The proxy-client functions as a standard client from the perspective of both servers, but its role is to bridge a specific channel between them. Multiple proxy-clients can connect different channel combinations across various servers, creating a highly customizable distribution network.

Message History

Mles servers and their connected channels can provide message history functionality to deliver previous messages to new client connections. Unlike conventional approaches, Mles does not maintain a queue that tracks message delivery status. Instead, it efficiently resends available history to reconnecting clients, including proxy-clients.
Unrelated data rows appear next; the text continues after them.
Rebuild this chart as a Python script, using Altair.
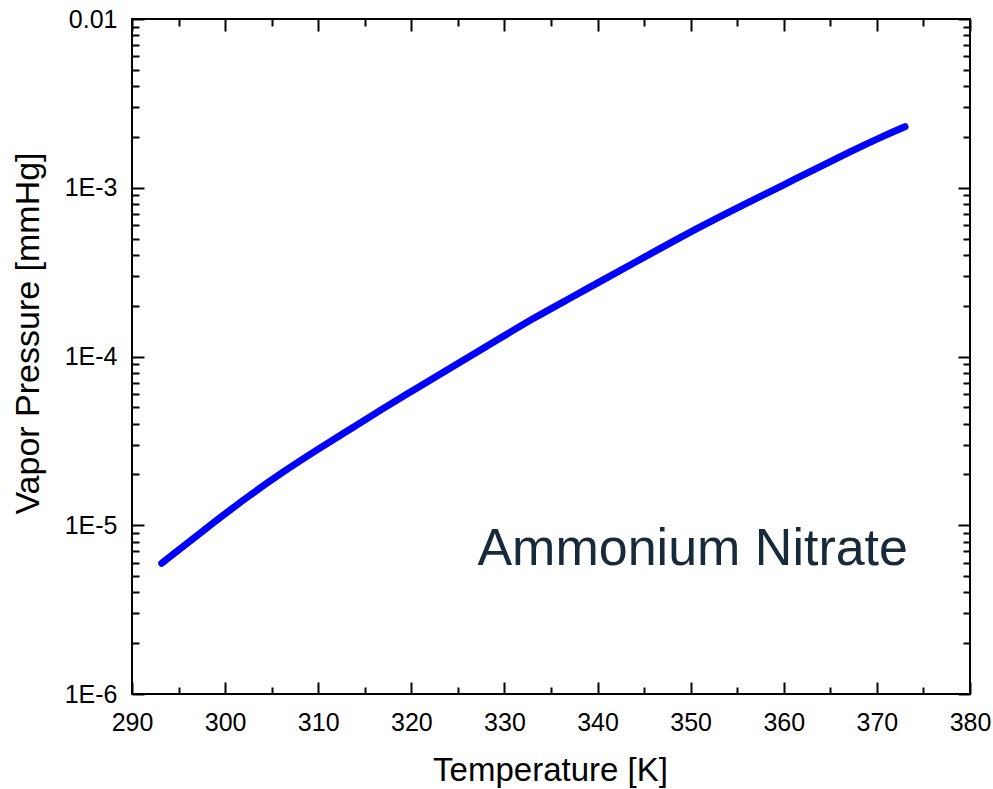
import altair as alt
import pandas as pd

# Vapor pressure of ammonium nitrate vs. temperature
temperature_k = [293.19, 299.10, 302.67, 306.25, 309.84, 313.41, 316.99, 319.86,
                 322.36, 325.95, 329.52, 333.10, 336.69, 340.26, 343.84, 349.21,
                 352.80, 356.37, 359.95, 363.54, 367.11, 370.69, 373.02]
vapor_mmhg = [5.95e-6, 1.074e-5, 1.511e-5, 2.077e-5, 2.792e-5, 3.703e-5, 4.93e-5,
              6.15e-5, 7.43e-5, 9.76e-5, 1.282e-4, 1.684e-4, 2.162e-4, 2.775e-4,
              3.567e-4, 5.20e-4, 6.59e-4, 8.27e-4, 1.038e-3, 1.304e-3, 1.635e-3,
              2.025e-3, 2.30e-3]

x_major = [290, 300, 310, 320, 330, 340, 350, 360, 370, 380]
x_minor = [295, 305, 315, 325, 335, 345, 355, 365, 375]
y_major = [1e-6, 1e-5, 1e-4, 1e-3, 1e-2]
y_minor = [m * d for d in [1e-6, 1e-5, 1e-4, 1e-3] for m in range(2, 10)]

df = pd.DataFrame({"T": temperature_k, "P": vapor_mmhg})

FONT = "Liberation Sans"
x_scale = alt.Scale(domain=[290, 380], nice=False, zero=False)
y_scale = alt.Scale(type="log", domain=[1e-6, 1e-2], nice=False)

base = alt.Chart(df)


def tick_axis(orient, values, size):
    return alt.Axis(orient=orient, values=values, labels=False, domain=False,
                    grid=False, title=None, ticks=True, tickColor="black",
                    tickWidth=2, tickSize={"expr": str(-size)})


def ghost(x_axis, y_axis):
    return base.mark_line(opacity=0).encode(
        x=alt.X("T:Q", scale=x_scale, axis=x_axis),
        y=alt.Y("P:Q", scale=y_scale, axis=y_axis),
    )


curve = base.mark_line(color="#0000ff", strokeWidth=7, strokeCap="round",
                       interpolate="basis").encode(
    x=alt.X("T:Q", scale=x_scale, axis=alt.Axis(
        orient="bottom", values=x_major, format="d", ticks=False, domain=False,
        grid=False, labelFlush=False, labelFont=FONT, labelFontSize=25,
        labelColor="black", labelPadding=16, title="Temperature [K]",
        titleFont=FONT, titleFontSize=33, titleFontWeight="normal",
        titleColor="black", titleX=418, titleY=76, titleBaseline="middle")),
    y=alt.Y("P:Q", scale=y_scale, axis=alt.Axis(
        orient="left", values=y_major, ticks=False, domain=False, grid=False,
        labelFlush=False,
        labelExpr="datum.value > 0.005 ? '0.01' : '1E' + round(log(datum.value) / LN10)",
        labelFont=FONT, labelFontSize=25, labelColor="black", labelPadding=15,
        title="Vapor Pressure [mmHg]", titleFont=FONT, titleFontSize=34,
        titleFontWeight="normal", titleColor="black", titleX=-104,
        titleY=314, titleAngle=270, titleBaseline="middle", titleAlign="center")),
)

label = alt.Chart(pd.DataFrame({"name": ["Ammonium Nitrate"]})).mark_text(
    align="right", baseline="alphabetic", font=FONT, fontSize=52,
    color="#172a3a").encode(
    text="name:N", x=alt.value(776), y=alt.value(546))

chart = alt.layer(
    curve,
    ghost(tick_axis("bottom", x_major, 12), tick_axis("left", y_major, 12)),
    ghost(tick_axis("bottom", x_minor, 7), tick_axis("left", y_minor, 7)),
    ghost(tick_axis("top", x_major, 12), tick_axis("right", y_major, 12)),
    ghost(tick_axis("top", x_minor, 7), tick_axis("right", y_minor, 7)),
    label,
).resolve_axis(x="independent", y="independent").properties(
    width=838, height=675,
    autosize=alt.AutoSizeParams(type="none"),
    padding={"left": 132, "top": 19, "right": 23, "bottom": 95},
    background="white",
).configure_view(stroke="black", strokeWidth=2)

chart.save("out.html", embed_options={"renderer": "svg", "actions": False})
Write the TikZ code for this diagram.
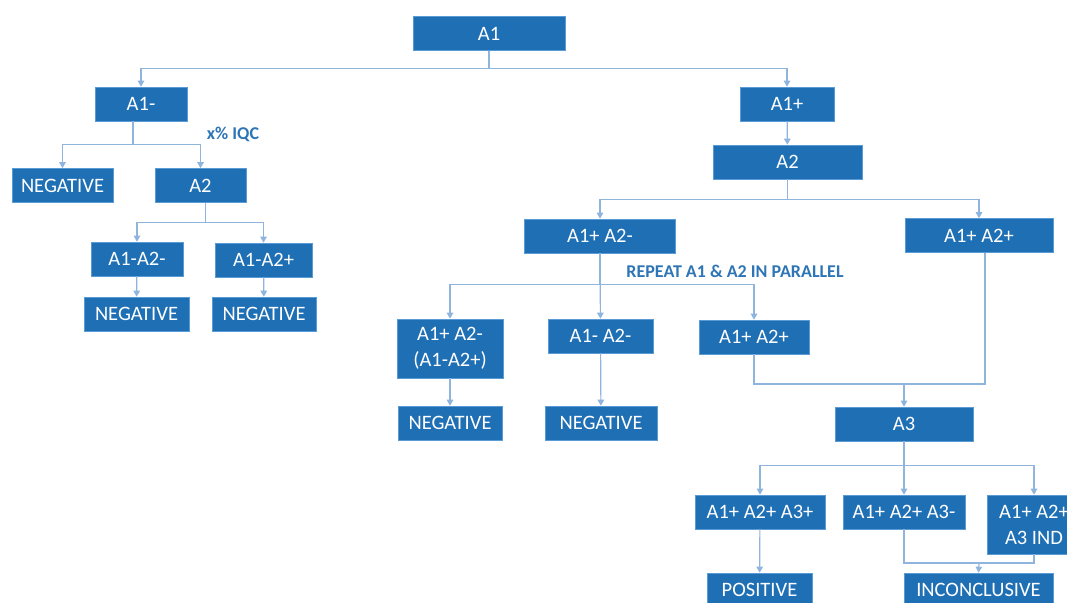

This streamlined approach guarantees that clients receive all channel history following a connection interruption. Clients can determine if new messages were posted during disconnection periods and identify whether their own messages require retransmission. While these capabilities are available, they remain optional for clients that don't require such functionality.

In distributed environments, proxy-clients also facilitate resynchronization of channel history during scenarios such as server restarts, providing resilience without requiring client intervention.

Implementation Scenarios

Reliable, authenticated, and scalable data distribution is essential for many modern applications. Mles provides an ideal foundation for such services.

Simple Channel Configuration

In the basic implementation, multiple clients connect directly to a public server on their designated channel. Each client communicates with others on the same channel through the server.

Distributed Channel Configuration

For more complex deployments, channels can be selectively distributed across multiple servers using proxy-clients. Clients may connect to any server in the network while maintaining access to shared channels.

Any hierarchical arrangement of Mles servers with proxy-client connections provides efficient message distribution across the network.

Potential Applications

Services that would benefit from Mles architecture include:

  • Configuration distribution systems
  • IoT telemetry platforms
  • Any publish-subscribe service without database requirements

Mles is particularly well-suited for applications with numerous clients distributed across a limited number of channels. Since the channel joining mechanism operates per connection and channels cannot be multiplexed on a single connection, Mles may not be optimal for clients requiring access to a very large number of channels simultaneously.

Client Protocol Design Considerations

Developing a lightweight Mles client is straightforward, requiring only knowledge of the data structure to be exchanged with other clients. However, when implementing history functionality, clients should anticipate potential message duplication during error recovery scenarios.

Recommended design practices include:

  • Implementing per-user sequence numbers to identify and filter duplicate messages
  • Developing resynchronization capabilities for reconnecting to the message history
  • Creating mechanisms to retransmit lost messages when high reliability is required

For channel membership awareness, clients can monitor initial frames sent during connection attempts. These frames provide user and channel information that allows clients to track active subscribers. For departure notification, either a custom messaging protocol or keepalive mechanism can be implemented at the client layer.

The open-source mles-client and MlesTalk applications provide reference implementations demonstrating these concepts.

Future Development

The reference implementation roadmap includes performance optimizations and resilience enhancements. Additional extensions may be considered provided they maintain alignment with the core principles of Mles.

To preserve the lightweight, compatible, and understandable nature of the service, the Mles protocol itself is stabilized as of the 2.0 release, with no further changes permitted. Standardization may be pursued to formalize this commitment.

Client-side innovation remains unrestricted, with new service types and protocol implementations welcome as second-level additions. We encourage sharing client implementations as examples for the community. Please inform us of your developments in this area.